By Sinéad Carew
NEW YORK (Reuters) - A global index of stocks bounced back after a nine-day losing streak on Thursday as oil prices fell and U.S. Treasury yields pulled back from their highest levels in 16 years.
Adding to respite for weary equity investors was a decline in the dollar from a 10-month high reached on Wednesday. Earlier on Thursday, 10-year U.S. Treasury yields touched their highest levels since 2007.
U.S. crude futures settled lower after briefly nudging up above $95 a barrel for the first time since August 2022. Oil prices had added more than 3% on Wednesday after data showed a big drop in U.S. crude stocks, raising concerns about a supply-side energy shock. [O/R]
MSCI's gauge of stocks across the globe gained 0.45% after trading in negative territory earlier in the day. But after nine days of losses the index remained on track for its biggest monthly percentage decline in a year.
"Investors have been focused on crude as a key inflation indicator. With crude falling, investors might feel it's time to crawl out of the bunker and make some commitments to stocks," said Bruce Zaro, managing director at Granite Wealth Management.
Zaro noted that the end of September is often particularly volatile as money managers rush to rebalance their portfolios ahead of the quarter-end.
Along with a focus on oil and the Federal Reserve's interest rate policy, traders were also watching U.S. lawmakers' efforts to avoid a government shutdown before a Sept. 30 funding deadline, Paul Christopher, head of global investment strategy, Wells Fargo (NYSE: WFC ) Investment Institute, said earlier.
"There's still liquidity out there, so people who missed out on the rally the first time are saying maybe I can buy in now," Christopher said. "But there's also people who want to sell because they're concerned about the economy, the Fed and maybe a 5% 10-Treasury yield. The overall mood is nervous."
The Dow Jones Industrial Average rose 116.07 points, or 0.35%, to 33,666.34, the S&P 500 gained 25.19 points, or 0.59%, to 4,299.7 and the Nasdaq Composite added 108.43 points, or 0.83%, to 13,201.28. The pan-European STOXX 600 index earlier closed up 0.36%.
Investors may also have extra jitters ahead of a key inflation reading due out before the market open on Friday and watching out for comments from Fed officials.
Chicago Fed President Austan Goolsbee said on Thursday that it would be "perfectly appropriate" to discuss changes to the central bank's 2% inflation target once the current bout of inflation is over. But he said that changing the target in the middle of trying to return to it would be risky.
Fed Chair Jerome Powell did not comment on the outlook for monetary policy or the economy in remarks at the start of a teachers' town hall.
In foreign exchange markets, the dollar index eased from a 10-month high but remained on track for a weekly gain, while investors stayed on guard for potential intervention in the Japanese yen as it holds near 11-month lows against the U.S. currency.

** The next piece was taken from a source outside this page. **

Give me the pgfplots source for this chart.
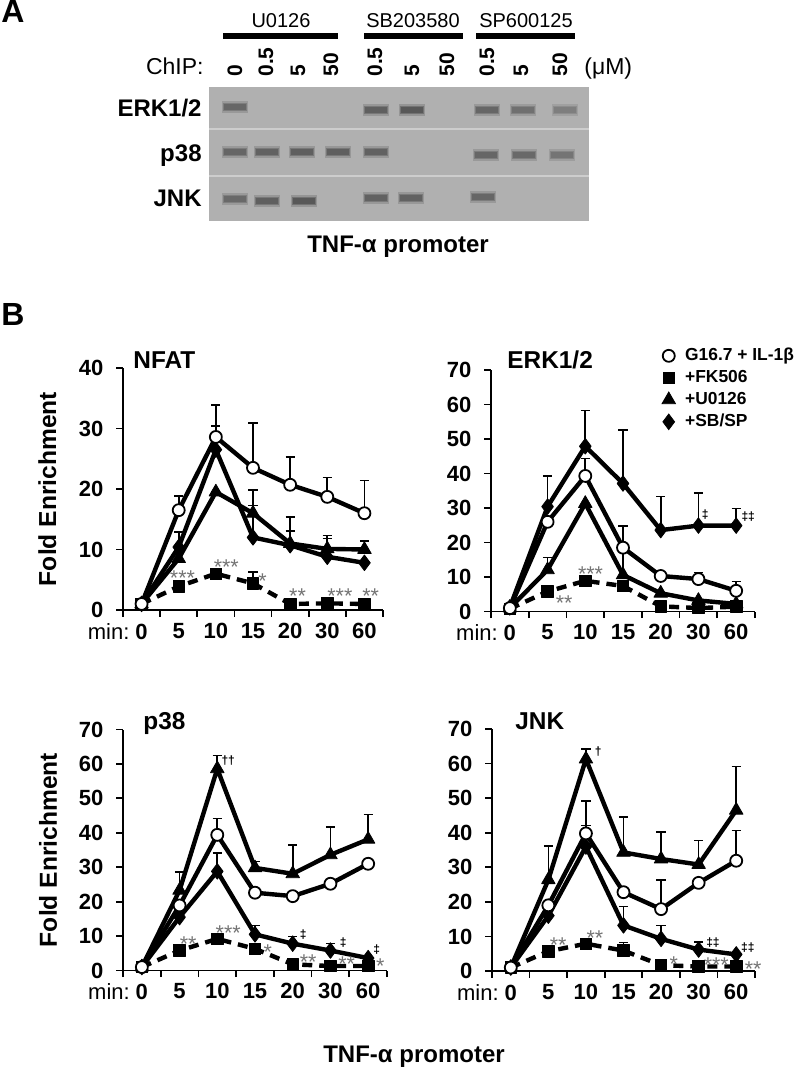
\documentclass[border=0pt]{standalone}
\usepackage{fontspec}
\setmainfont{Liberation Sans}
\usepackage{pgfplots}
\usepackage{pgfplotstable}
\pgfplotsset{compat=1.18}

\newcommand{\fsz}[2]{\fontsize{#1}{#2}\selectfont}
\definecolor{gelbg}{RGB}{176,176,176}
\definecolor{gelline}{RGB}{205,205,205}
\definecolor{stargray}{RGB}{115,115,115}

\pgfdeclareplotmark{band}{%
  \pgfsetfillopacity{0.3}%
  \pgfpathrectangle{\pgfpoint{-6.6pt}{-2.8pt}}{\pgfpoint{13.2pt}{5.6pt}}\pgfusepathqfill
  \pgfsetfillopacity{0.55}%
  \pgfpathrectangle{\pgfpoint{-6.1pt}{-2.1pt}}{\pgfpoint{12.2pt}{4.2pt}}\pgfusepathqfill
  \pgfsetfillopacity{1}%
  \pgfpathrectangle{\pgfpoint{-5.6pt}{-1.4pt}}{\pgfpoint{11.2pt}{2.8pt}}\pgfusepathqfill
}

\pgfplotstableread{
x c cE s sE t tE d dE
0 1.0 0 1.0 0 1.0 0 1.0 0
1 16.5 2.3 3.9 0 8.5 0 10.4 2.5
2 28.6 5.3 6.0 0 19.5 0 26.5 3.9
3 23.5 7.4 4.4 1.9 16.0 3.8 12.0 5.3
4 20.7 4.6 1.0 0 11.0 4.4 10.7 2.4
5 18.7 3.2 1.1 0 10.1 2.2 8.8 3.0
6 16.0 5.4 1.0 0 10.0 1.4 7.8 0
}\nfat
\pgfplotstableread{
x c cE s sE t tE d dE
0 1.0 0 0.8 0 1.0 0 1.2 0
1 26.0 0 5.8 0 12.1 3.6 30.4 8.9
2 39.3 5.1 8.9 0 31.3 0 47.9 10.4
3 18.5 6.3 7.4 0 10.6 6.8 37.1 15.6
4 10.3 0 1.5 0 5.3 0 23.6 9.7
5 9.4 1.9 1.0 0 3.2 0 24.9 9.5
6 6.0 2.7 1.4 0 2.2 0 24.9 5.0
}\erk
\pgfplotstableread{
x c cE s sE t tE d dE
0 1.0 0 1.0 0 1.0 0 1.0 0
1 18.9 0 5.8 0 23.3 5.3 15.5 0
2 39.4 4.7 9.2 0 58.6 3.9 28.8 5.3
3 22.6 0 6.3 0 29.8 1.9 10.5 2.6
4 21.6 0 1.8 0 28.1 8.4 7.8 2.1
5 25.2 0 1.3 0 33.6 8.1 5.8 2.1
6 31.0 0 1.3 0 38.1 7.2 3.6 0
}\pthree
\pgfplotstableread{
x c cE s sE t tE d dE
0 1.0 0 1.0 0 1.0 0 1.0 0
1 19.0 0 5.7 0 26.4 9.7 16.0 0
2 39.8 9.3 7.9 0 61.3 2.9 36.0 6.1
3 22.8 0 5.9 2.4 34.3 10.2 13.2 5.5
4 17.9 8.5 1.7 0 32.4 7.8 9.3 3.9
5 25.5 0 1.3 0 30.8 6.9 6.2 2.2
6 31.9 8.7 1.3 0 46.5 12.7 4.8 0
}\jnk
\pgfplotstableread{
x y i
235 107 0.8
376 110 0.9
412 110 1.0
487 110 0.8
523 110 0.65
565 110 0.45
235 152 0.8
267 152 0.85
302 152 0.9
338 152 0.9
376 152 0.85
486 155 0.8
524 155 0.75
562 155 0.6
235 199 0.75
267 201 0.9
304 201 1.0
376 198 0.85
411 198 0.85
483 197 0.8
}\bands

\tikzset{
  star/.style={font=\fsz{10.7pt}{12pt}, text=stargray, inner sep=0pt, yshift=-2.3pt},
  dag/.style={font=\bfseries\fsz{6pt}{7pt}, inner sep=0pt},
  ttl/.style={anchor=base west, inner sep=0pt, font=\bfseries\fsz{12.2pt}{14pt}},
}
\pgfplotsset{
  ln/.style={black, line width=2.2pt, line join=round, forget plot},
  ci/.style={ln, mark=*, mark size=3pt, mark options={solid, fill=white, draw=black, line width=0.9pt}},
  sq/.style={ln, dash pattern=on 5pt off 3.5pt, mark=square*, mark size=2.9pt, mark options={solid, line width=0.4pt}},
  tr/.style={ln, mark=triangle*, mark size=3.9pt, mark options={solid, line width=0.4pt}},
  di/.style={ln, mark=diamond*, mark size=3.9pt, mark options={solid, line width=0.4pt}},
  fe/.style={
    scale only axis, clip=false,
    xmin=-0.5, xmax=6.5, ymin=0,
    axis x line*=bottom, axis y line*=left,
    axis line style={line width=0.9pt, black},
    tick align=outside,
    major tick length=3.3pt,
    xtick={-0.5,0.5,...,6.5},
    xticklabel={\hbox{}},
    extra x ticks={0,...,6},
    extra x tick labels={\makebox[0pt][r]{\mdseries min:\hspace{3pt}}0,5,10,15,20,30,60},
    extra x tick style={major tick length=0pt, tick style={draw=none}},
    tick style={line width=0.9pt, black},
    tick label style={font=\bfseries\fsz{11pt}{13pt}},
    /pgf/number format/assume math mode=true,
    xticklabel style={yshift=-3pt},
    yticklabel style={xshift=-3pt},
    ylabel style={font=\bfseries\fsz{12.3pt}{14pt}},
  },
}

\newcommand{\errs}[3]{\addplot[draw=none, mark=none, forget plot, error bars/.cd, y dir=plus, y explicit, error bar style={draw=black, line width=0.8pt, solid}, error mark options={rotate=90, draw=black, line width=0.8pt, mark size=2.3pt, solid}] table[x=x, y=#2, y error=#3] {#1};}
\newcommand{\series}[1]{%
  \errs{#1}{c}{cE}\errs{#1}{s}{sE}\errs{#1}{t}{tE}\errs{#1}{d}{dE}%
  \addplot[sq] table[x=x,y=s] {#1};
  \addplot[di] table[x=x,y=d] {#1};
  \addplot[tr] table[x=x,y=t] {#1};
  \addplot[ci] table[x=x,y=c] {#1};
}

\begin{document}
\begin{tikzpicture}
% ---------------- Panel A ----------------
\node[anchor=base west, inner sep=0pt, font=\bfseries\fsz{16pt}{18pt}] at (0.5pt,-11.5pt) {A};
\node[anchor=base, inner sep=0pt, font=\fsz{10pt}{12pt}] at (140.5pt,-14pt) {U0126};
\node[anchor=base, inner sep=0pt, font=\fsz{10pt}{12pt}] at (206.5pt,-14pt) {SB203580};
\node[anchor=base, inner sep=0pt, font=\fsz{10pt}{12pt}] at (263pt,-14pt) {SP600125};
\fill[black] (111.5pt,-16.5pt) rectangle (169pt,-19.5pt);
\fill[black] (182pt,-16.5pt) rectangle (231.5pt,-19.5pt);
\fill[black] (238pt,-16.5pt) rectangle (287.5pt,-19.5pt);
\node[anchor=base east, inner sep=0pt, font=\fsz{11.5pt}{13pt}] at (102pt,-37.5pt) {ChIP:};
\node[anchor=base west, inner sep=0pt, font=\fsz{11.5pt}{13pt}] at (292pt,-37.5pt) {(μM)};
\foreach \xx/\lab in {117.5/0, 133/0.5, 149/5, 165.5/50, 187.5/0.5, 206/5, 223.5/50, 243.5/0.5, 260.5/5, 280/50}{
  \node[rotate=90, anchor=west, inner sep=0pt, font=\bfseries\fsz{10.5pt}{12pt}] at (\xx pt,-38.5pt) {\lab};
}
\node[anchor=base east, inner sep=0pt, font=\bfseries\fsz{12pt}{14pt}] at (101pt,-58.5pt) {ERK1/2};
\node[anchor=base east, inner sep=0pt, font=\bfseries\fsz{12pt}{14pt}] at (101pt,-81pt) {p38};
\node[anchor=base east, inner sep=0pt, font=\bfseries\fsz{12pt}{14pt}] at (101pt,-103.5pt) {JNK};
\node[anchor=base, inner sep=0pt, font=\bfseries\fsz{12pt}{14pt}] at (199pt,-126.5pt) {TNF-α promoter};

\begin{axis}[at={(104.5pt,-110.5pt)}, anchor=south west, scale only axis, width=190pt, height=67pt,
  xmin=209, xmax=589, ymin=87, ymax=221, y dir=reverse, hide axis, clip=true,
  colormap={gel}{rgb255=(158,158,158) rgb255=(88,88,88)}, point meta min=0, point meta max=1]
\fill[gelbg] (rel axis cs:0,0) rectangle (rel axis cs:1,1);
\draw[gelline, line width=1pt] (axis cs:209,129) -- (axis cs:589,129);
\draw[gelline, line width=1pt] (axis cs:209,176) -- (axis cs:589,176);
\addplot[scatter, only marks, mark=band, point meta=explicit, scatter/use mapped color={draw=none, fill=mapped color}] table[x=x, y=y, meta=i] {\bands};
\end{axis}

% ---------------- Panel B ----------------
\node[anchor=base west, inner sep=0pt, font=\bfseries\fsz{16pt}{18pt}] at (0.5pt,-163pt) {B};

% NFAT
\begin{axis}[fe, at={(61.5pt,-305pt)}, anchor=south west, width=130pt, height=121pt,
  ymax=40, ytick={0,10,...,40},
  ylabel={Fold Enrichment}, ylabel style={at={(axis description cs:-0.291,0.5)}, anchor=center}]
\series{\nfat}
\node[ttl] at (rel axis cs:0,1) [xshift=5pt] {NFAT};
\node[star] at (axis cs:1.10,6.1) {***};
\node[star] at (axis cs:2.28,7.9) {***};
\node[star] at (axis cs:3.26,5.5) {*};
\node[star] at (axis cs:4.2,3.1) {**};
\node[star] at (axis cs:5.34,3.1) {***};
\node[star] at (axis cs:6.17,3.1) {**};
\end{axis}

% ERK1/2
\begin{axis}[fe, at={(245.5pt,-305.75pt)}, anchor=south west, width=132pt, height=120.75pt,
  ymax=70, ytick={0,10,...,70},
  legend style={at={(axis description cs:0.640,1.106)}, anchor=north west, draw=none, fill=none,
    font=\bfseries\fsz{8.7pt}{11pt}, inner sep=0pt, row sep=0pt,
    nodes={inner sep=1pt, text height=7pt, text depth=2pt}},
  legend cell align=left,
  legend image code/.code={\draw[#1] plot coordinates {(4pt,0pt)}; \path (0pt,0pt) (11pt,0pt);}]
\series{\erk}
\addlegendimage{mark=*, mark size=3pt, mark options={fill=white, draw=black, line width=0.9pt}}
\addlegendentry{G16.7 + IL-1β}
\addlegendimage{mark=square*, mark size=2.9pt, black}
\addlegendentry{+FK506}
\addlegendimage{mark=triangle*, mark size=3.9pt, black}
\addlegendentry{+U0126}
\addlegendimage{mark=diamond*, mark size=3.9pt, black}
\addlegendentry{+SB/SP}
\node[ttl] at (rel axis cs:0,1) [xshift=8pt, yshift=1pt] {ERK1/2};
\node[star] at (axis cs:1.44,3.9) {**};
\node[star] at (axis cs:2.14,12.1) {***};
\node[dag] at (axis cs:5.18,28) {‡};
\node[dag] at (axis cs:6.32,27.5) {‡‡};
\end{axis}

% p38
\begin{axis}[fe, at={(61.5pt,-485.25pt)}, anchor=south west, width=132pt, height=120.5pt,
  ymax=70, ytick={0,10,...,70},
  ylabel={Fold Enrichment}, ylabel style={at={(axis description cs:-0.284,0.5)}, anchor=center}]
\series{\pthree}
\node[ttl] at (rel axis cs:0,1) [xshift=10pt] {p38};
\node[dag] at (axis cs:2.29,61) {††};
\node[dag] at (axis cs:4.28,10.4) {‡};
\node[dag] at (axis cs:5.34,8.0) {‡};
\node[dag] at (axis cs:6.23,6.0) {‡};
\node[star] at (axis cs:1.23,8.9) {**};
\node[star] at (axis cs:2.29,12.1) {***};
\node[star] at (axis cs:3.34,6.8) {*};
\node[star] at (axis cs:4.41,3.9) {**};
\node[star] at (axis cs:5.43,3.1) {**};
\node[star] at (axis cs:6.32,2.5) {*};
\end{axis}

% JNK
\begin{axis}[fe, at={(246pt,-485.5pt)}, anchor=south west, width=131.5pt, height=121pt,
  ymax=70, ytick={0,10,...,70}]
\series{\jnk}
\node[ttl] at (rel axis cs:0,1) [xshift=11.5pt] {JNK};
\node[dag] at (axis cs:2.33,63.5) {†};
\node[dag] at (axis cs:5.38,8.3) {‡‡};
\node[dag] at (axis cs:6.31,6.8) {‡‡};
\node[star] at (axis cs:1.26,8.8) {**};
\node[star] at (axis cs:2.24,10.8) {**};
\node[star] at (axis cs:4.34,3.2) {*};
\node[star] at (axis cs:5.47,2.9) {***};
\node[star] at (axis cs:6.45,1.9) {**};
\end{axis}

\node[anchor=base, inner sep=0pt, font=\bfseries\fsz{12pt}{14pt}] at (207pt,-531pt) {TNF-α promoter};

\pgfresetboundingbox
\path[use as bounding box] (0pt,0pt) rectangle (400pt,-534.5pt);
\end{tikzpicture}
\end{document}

The yen strengthened 0.22% versus the greenback at 149.27 per dollar, still trading within a whisker of 150-per-dollar level seen as likely to provoke an official response or intervention. [.T][FRX/]
The dollar index, which measures the greenback against a basket of major currencies, fell 0.469%, with the euro up 0.58% to $1.0561 and Sterling was last trading at $1.2197, up 0.52%.
In U.S. Treasuries, benchmark 10-year notes were down 4.9 basis points to 4.577%, from 4.626% late on Wednesday. The 30-year bond was last down 2.9 basis points to yield 4.7044%, from 4.733%. The 2-year note was last was down 7.9 basis points to yield 5.0623%, from 5.141%.
In energy, oil prices fell as traders took profits after the recent rally and some worried that high interest rates may weigh on Western economies and oil demand.
U.S. crude settled down 2.1% to $91.71 per barrel and Brent ended at $95.38, down 1.2% on the day.
Gold, was heading for its biggest weekly decline since February as the rise in Treasury yields drives investors out of the precious metal, which pays no yield.